Go through the material and write it all out exactly, minus the pictures.

□ □ □ □ □

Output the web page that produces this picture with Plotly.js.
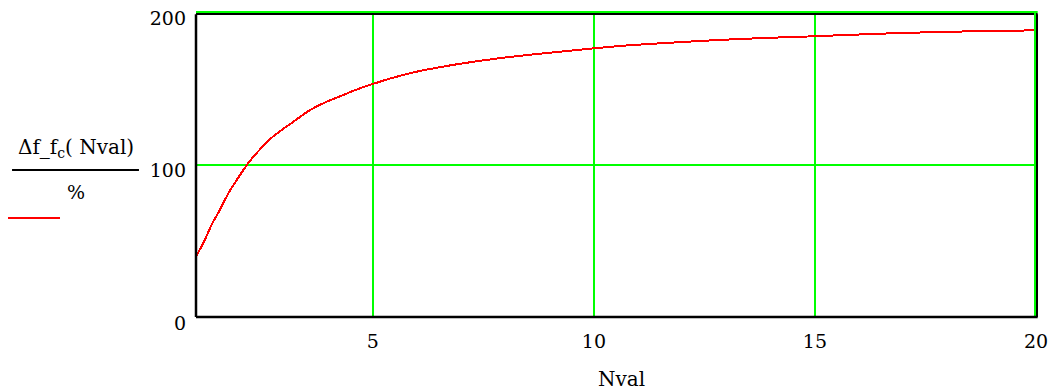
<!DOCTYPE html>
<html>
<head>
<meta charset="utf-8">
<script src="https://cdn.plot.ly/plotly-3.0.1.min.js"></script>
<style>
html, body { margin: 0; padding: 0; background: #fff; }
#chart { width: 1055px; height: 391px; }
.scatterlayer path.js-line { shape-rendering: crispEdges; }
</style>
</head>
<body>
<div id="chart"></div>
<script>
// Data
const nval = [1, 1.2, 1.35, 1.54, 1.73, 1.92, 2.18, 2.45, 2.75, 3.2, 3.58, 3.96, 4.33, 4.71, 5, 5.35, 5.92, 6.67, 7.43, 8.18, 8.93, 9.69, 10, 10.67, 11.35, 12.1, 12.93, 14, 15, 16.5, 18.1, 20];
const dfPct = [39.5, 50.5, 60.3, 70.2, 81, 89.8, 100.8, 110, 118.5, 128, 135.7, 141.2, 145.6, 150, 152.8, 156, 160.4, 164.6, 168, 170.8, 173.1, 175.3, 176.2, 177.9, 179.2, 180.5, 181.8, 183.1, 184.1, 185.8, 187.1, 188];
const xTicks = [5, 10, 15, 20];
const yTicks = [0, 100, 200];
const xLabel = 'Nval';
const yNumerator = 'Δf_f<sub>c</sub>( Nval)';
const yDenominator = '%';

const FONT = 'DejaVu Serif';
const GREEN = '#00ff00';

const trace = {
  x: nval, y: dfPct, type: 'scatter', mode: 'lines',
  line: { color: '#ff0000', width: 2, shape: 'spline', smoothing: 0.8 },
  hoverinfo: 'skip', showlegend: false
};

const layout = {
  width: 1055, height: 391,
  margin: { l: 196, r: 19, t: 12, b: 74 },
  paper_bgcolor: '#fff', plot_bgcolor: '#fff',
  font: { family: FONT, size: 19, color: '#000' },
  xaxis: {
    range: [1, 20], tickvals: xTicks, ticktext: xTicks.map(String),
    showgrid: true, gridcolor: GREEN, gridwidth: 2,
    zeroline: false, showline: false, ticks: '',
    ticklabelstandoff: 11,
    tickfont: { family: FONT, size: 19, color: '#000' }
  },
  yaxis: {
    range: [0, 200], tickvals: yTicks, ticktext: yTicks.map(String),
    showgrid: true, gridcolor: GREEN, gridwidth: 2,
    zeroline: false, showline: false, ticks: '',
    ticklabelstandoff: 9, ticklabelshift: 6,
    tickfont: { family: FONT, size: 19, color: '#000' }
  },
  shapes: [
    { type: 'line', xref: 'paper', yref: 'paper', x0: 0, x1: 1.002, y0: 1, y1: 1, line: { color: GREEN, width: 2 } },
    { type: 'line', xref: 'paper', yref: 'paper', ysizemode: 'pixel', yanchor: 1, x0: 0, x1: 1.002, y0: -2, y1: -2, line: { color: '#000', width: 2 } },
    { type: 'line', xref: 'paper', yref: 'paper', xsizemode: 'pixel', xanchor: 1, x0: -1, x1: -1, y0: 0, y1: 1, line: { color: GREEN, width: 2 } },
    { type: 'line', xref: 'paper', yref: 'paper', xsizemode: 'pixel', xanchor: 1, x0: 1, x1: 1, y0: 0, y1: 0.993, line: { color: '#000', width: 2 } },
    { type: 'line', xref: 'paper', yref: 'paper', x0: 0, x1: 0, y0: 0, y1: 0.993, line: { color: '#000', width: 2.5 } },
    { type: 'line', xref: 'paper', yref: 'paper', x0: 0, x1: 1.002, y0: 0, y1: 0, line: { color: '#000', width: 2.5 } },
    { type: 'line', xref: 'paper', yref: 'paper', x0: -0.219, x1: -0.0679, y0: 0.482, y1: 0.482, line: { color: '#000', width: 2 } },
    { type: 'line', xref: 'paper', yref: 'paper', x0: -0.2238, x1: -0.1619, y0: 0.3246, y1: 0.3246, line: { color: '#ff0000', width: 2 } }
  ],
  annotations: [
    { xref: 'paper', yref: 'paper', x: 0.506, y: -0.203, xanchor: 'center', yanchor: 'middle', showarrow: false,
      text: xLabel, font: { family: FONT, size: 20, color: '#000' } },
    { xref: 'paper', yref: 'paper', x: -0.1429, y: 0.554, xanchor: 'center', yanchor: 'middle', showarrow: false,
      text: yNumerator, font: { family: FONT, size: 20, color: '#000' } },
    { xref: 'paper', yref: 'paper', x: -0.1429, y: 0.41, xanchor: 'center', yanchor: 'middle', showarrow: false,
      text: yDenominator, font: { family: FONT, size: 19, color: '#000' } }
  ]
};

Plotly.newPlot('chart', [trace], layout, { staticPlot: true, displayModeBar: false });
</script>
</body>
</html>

□ □ □ □ □

Output of the task =>
Output the web page that produces this picture with Plotly.js.
<!DOCTYPE html>
<html>
<head>
<meta charset="utf-8">
<script src="https://cdn.plot.ly/plotly-3.0.1.min.js"></script>
<style>
html, body { margin: 0; padding: 0; background: #fff; }
#chart { width: 1055px; height: 391px; }
.scatterlayer path.js-line { shape-rendering: crispEdges; }
</style>
</head>
<body>
<div id="chart"></div>
<script>
// Data
const nval = [1, 1.2, 1.35, 1.54, 1.73, 1.92, 2.18, 2.45, 2.75, 3.2, 3.58, 3.96, 4.33, 4.71, 5, 5.35, 5.92, 6.67, 7.43, 8.18, 8.93, 9.69, 10, 10.67, 11.35, 12.1, 12.93, 14, 15, 16.5, 18.1, 20];
const dfPct = [39.5, 50.5, 60.3, 70.2, 81, 89.8, 100.8, 110, 118.5, 128, 135.7, 141.2, 145.6, 150, 152.8, 156, 160.4, 164.6, 168, 170.8, 173.1, 175.3, 176.2, 177.9, 179.2, 180.5, 181.8, 183.1, 184.1, 185.8, 187.1, 188];
const xTicks = [5, 10, 15, 20];
const yTicks = [0, 100, 200];
const xLabel = 'Nval';
const yNumerator = 'Δf_f<sub>c</sub>( Nval)';
const yDenominator = '%';

const FONT = 'DejaVu Serif';
const GREEN = '#00ff00';

const trace = {
  x: nval, y: dfPct, type: 'scatter', mode: 'lines',
  line: { color: '#ff0000', width: 2, shape: 'spline', smoothing: 0.8 },
  hoverinfo: 'skip', showlegend: false
};

const layout = {
  width: 1055, height: 391,
  margin: { l: 196, r: 19, t: 12, b: 74 },
  paper_bgcolor: '#fff', plot_bgcolor: '#fff',
  font: { family: FONT, size: 19, color: '#000' },
  xaxis: {
    range: [1, 20], tickvals: xTicks, ticktext: xTicks.map(String),
    showgrid: true, gridcolor: GREEN, gridwidth: 2,
    zeroline: false, showline: false, ticks: '',
    ticklabelstandoff: 11,
    tickfont: { family: FONT, size: 19, color: '#000' }
  },
  yaxis: {
    range: [0, 200], tickvals: yTicks, ticktext: yTicks.map(String),
    showgrid: true, gridcolor: GREEN, gridwidth: 2,
    zeroline: false, showline: false, ticks: '',
    ticklabelstandoff: 9, ticklabelshift: 6,
    tickfont: { family: FONT, size: 19, color: '#000' }
  },
  shapes: [
    { type: 'line', xref: 'paper', yref: 'paper', x0: 0, x1: 1.002, y0: 1, y1: 1, line: { color: GREEN, width: 2 } },
    { type: 'line', xref: 'paper', yref: 'paper', ysizemode: 'pixel', yanchor: 1, x0: 0, x1: 1.002, y0: -2, y1: -2, line: { color: '#000', width: 2 } },
    { type: 'line', xref: 'paper', yref: 'paper', xsizemode: 'pixel', xanchor: 1, x0: -1, x1: -1, y0: 0, y1: 1, line: { color: GREEN, width: 2 } },
    { type: 'line', xref: 'paper', yref: 'paper', xsizemode: 'pixel', xanchor: 1, x0: 1, x1: 1, y0: 0, y1: 0.993, line: { color: '#000', width: 2 } },
    { type: 'line', xref: 'paper', yref: 'paper', x0: 0, x1: 0, y0: 0, y1: 0.993, line: { color: '#000', width: 2.5 } },
    { type: 'line', xref: 'paper', yref: 'paper', x0: 0, x1: 1.002, y0: 0, y1: 0, line: { color: '#000', width: 2.5 } },
    { type: 'line', xref: 'paper', yref: 'paper', x0: -0.219, x1: -0.0679, y0: 0.482, y1: 0.482, line: { color: '#000', width: 2 } },
    { type: 'line', xref: 'paper', yref: 'paper', x0: -0.2238, x1: -0.1619, y0: 0.3246, y1: 0.3246, line: { color: '#ff0000', width: 2 } }
  ],
  annotations: [
    { xref: 'paper', yref: 'paper', x: 0.506, y: -0.203, xanchor: 'center', yanchor: 'middle', showarrow: false,
      text: xLabel, font: { family: FONT, size: 20, color: '#000' } },
    { xref: 'paper', yref: 'paper', x: -0.1429, y: 0.554, xanchor: 'center', yanchor: 'middle', showarrow: false,
      text: yNumerator, font: { family: FONT, size: 20, color: '#000' } },
    { xref: 'paper', yref: 'paper', x: -0.1429, y: 0.41, xanchor: 'center', yanchor: 'middle', showarrow: false,
      text: yDenominator, font: { family: FONT, size: 19, color: '#000' } }
  ]
};

Plotly.newPlot('chart', [trace], layout, { staticPlot: true, displayModeBar: false });
</script>
</body>
</html>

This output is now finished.